Department Stores are Maxed Out. WSJ Today
Thursday August 24 2023
Kohl sales declined 5% for the quarter from a year earlier. .Macy’s reported a surprise loss. Welcome to the end of the bull market which we recognized as beginning ending November 2021-January 2022. The first ‘wave’ down ended October 2022. The corrective Wave 2 rebound ended in late July. The next down phase has begun.
Consider how the market punished these retailers. In one day, Macy is down 14%, Nordstrum’s down 10%, Dick’s Sporting Goods down 24% (yes in one day) and Foot Locker down 28%. This is how bear markets begin. A month ago things looked great, now, not so much.
Previously, we identified July 27 as top timing for the rebound. The DJIA has fallen from 35,600 to 34,099.. Today the hot NDX 100 had an outside reversal day, a technical sign meaning a new high and then a new low ‘outside’ the previous day, signaling lower prices ahead.
Our most reliable indicator is the New York Stock Exchange Advance Decline line.
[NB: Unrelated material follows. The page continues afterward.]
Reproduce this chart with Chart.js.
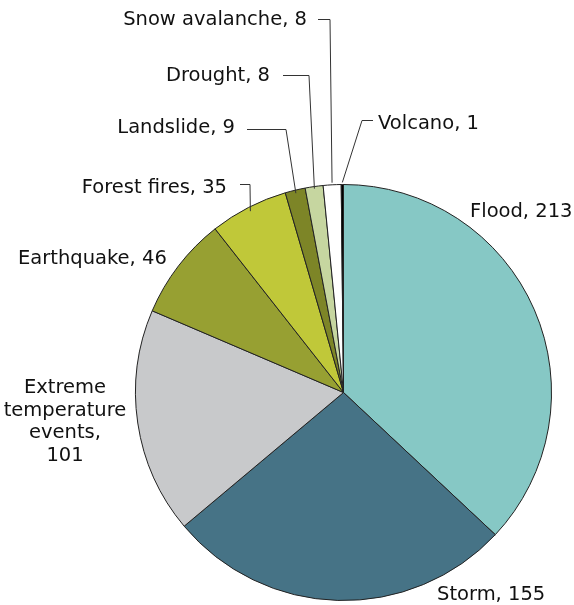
<!DOCTYPE html>
<html>
<head>
<meta charset="utf-8">
<script src="https://cdn.jsdelivr.net/npm/chart.js@4"></script>
<style>
  html, body { margin: 0; padding: 0; background: #fff; }
  canvas { display: block; }
</style>
</head>
<body>
<canvas id="desastres" width="574" height="605"></canvas>
<script>
// numero de eventos por tipo de desastre
const categorias = ["Flood", "Storm", "Extreme temperature events", "Earthquake",
  "Forest fires", "Landslide", "Drought", "Snow avalanche", "Volcano"];
const eventos = [213, 155, 101, 46, 35, 9, 8, 8, 1];
const colores = ["#86c8c5", "#467386", "#c8c9cb", "#97a032", "#c0c839",
  "#7d8527", "#c6d6a0", "#ffffff", "#000000"];

// donde va cada etiqueta (y su linea guia si la lleva)
const etiquetas = [
  { x: 470, y: 212, align: "left" },
  { x: 437, y: 595, align: "left" },
  { x: 65, y: 388, align: "center", partida: true },
  { x: 18, y: 259, align: "left" },
  { x: 227, y: 188, align: "right", guia: { r: 0.98, codo: [250, 184], fin: 240 } },
  { x: 235, y: 128, align: "right", guia: { r: 0.985, codo: [286, 129], fin: 247 } },
  { x: 270, y: 76, align: "right", guia: { r: 0.99, codo: [309, 75], fin: 283 } },
  { x: 307, y: 20, align: "right", guia: { r: 1.01, codo: [330, 19], fin: 318 } },
  { x: 378, y: 124, align: "left", guia: { r: 1.01, codo: [362, 120], fin: 373 } },
];

const fuente = "19.5px 'DejaVu Sans', Verdana, sans-serif";

const pluginEtiquetas = {
  id: "etiquetas",
  afterDraw(chart) {
    const c = chart.ctx;
    const meta = chart.getDatasetMeta(0);
    c.save();
    c.font = fuente;
    c.fillStyle = "#111";
    c.textBaseline = "middle";
    meta.data.forEach((arc, i) => {
      const e = etiquetas[i];
      const texto = categorias[i] + ", " + eventos[i];
      if (e.guia) {
        const mid = (arc.startAngle + arc.endAngle) / 2;
        const r = arc.outerRadius * e.guia.r;
        c.beginPath();
        c.strokeStyle = "#333";
        c.lineWidth = 1;
        c.moveTo(arc.x + Math.cos(mid) * r, arc.y + Math.sin(mid) * r);
        c.lineTo(e.guia.codo[0], e.guia.codo[1] + 0.5);
        c.lineTo(e.guia.fin, e.guia.codo[1] + 0.5);
        c.stroke();
      }
      c.textAlign = e.align;
      if (e.partida) {
        // texto largo en varias lineas
        const lineas = ["Extreme", "temperature", "events,", String(eventos[i])];
        lineas.forEach((l, k) => c.fillText(l, e.x, e.y + k * 22.7));
      } else {
        c.fillText(texto, e.x, e.y);
      }
    });
    c.restore();
  },
};

const ctx = document.getElementById("desastres");
new Chart(ctx, {
  type: "pie",
  data: {
    labels: categorias,
    datasets: [
      {
        data: eventos,
        backgroundColor: colores,
        borderColor: "#222",
        borderWidth: 1,
      },
    ],
  },
  options: {
    responsive: false,
    devicePixelRatio: 1,
    animation: false,
    layout: { padding: { left: 135, right: 22, top: 184, bottom: 4 } },
    plugins: {
      legend: { display: false },
      tooltip: { enabled: false },
    },
  },
  plugins: [pluginEtiquetas],
});
</script>
</body>
</html>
It peaked, yes, just after July 27. It has now turned down. As this is a general interest newspaper, let’s just say numerous other indicators have done the same, turned down.
Our proxy stock for the market is Cullen Frost CFR bank. It peaked at 119 July 27 (rounded) and has already fallen to 95. This is an example of how a firm earning millions of dollars gets thrown into the bear camp. The regional bank index KRE has had a wave one down and two up, ow falling from 62 to 44. Silicon Valley and Signature bank failures were the early warning signs of trouble. The bear market will spread to the rest of the banking sector.
The obvious indicator is the short-term interest rates. Jerome and Janet are dreaming if they think they are in charge. This year that 3 month rate rate has risen from 4.2% to 5.3%, a 26% increase. A thirty-year fixed mortgage is 7.31%, the highest since 2000. This, as noted in previous columns, will take more and more of what might have been invested capital, as firms roll over older loans and pay higher interest rates.
West Texas Intermediate has bounced off its 200-day moving average just under $70. Today it is $79. Higher prices lie ahead. Unleaded gasoline futures bottomed at $2.00 and have advanced to $2.58. Higher gasoline prices also lie ahead.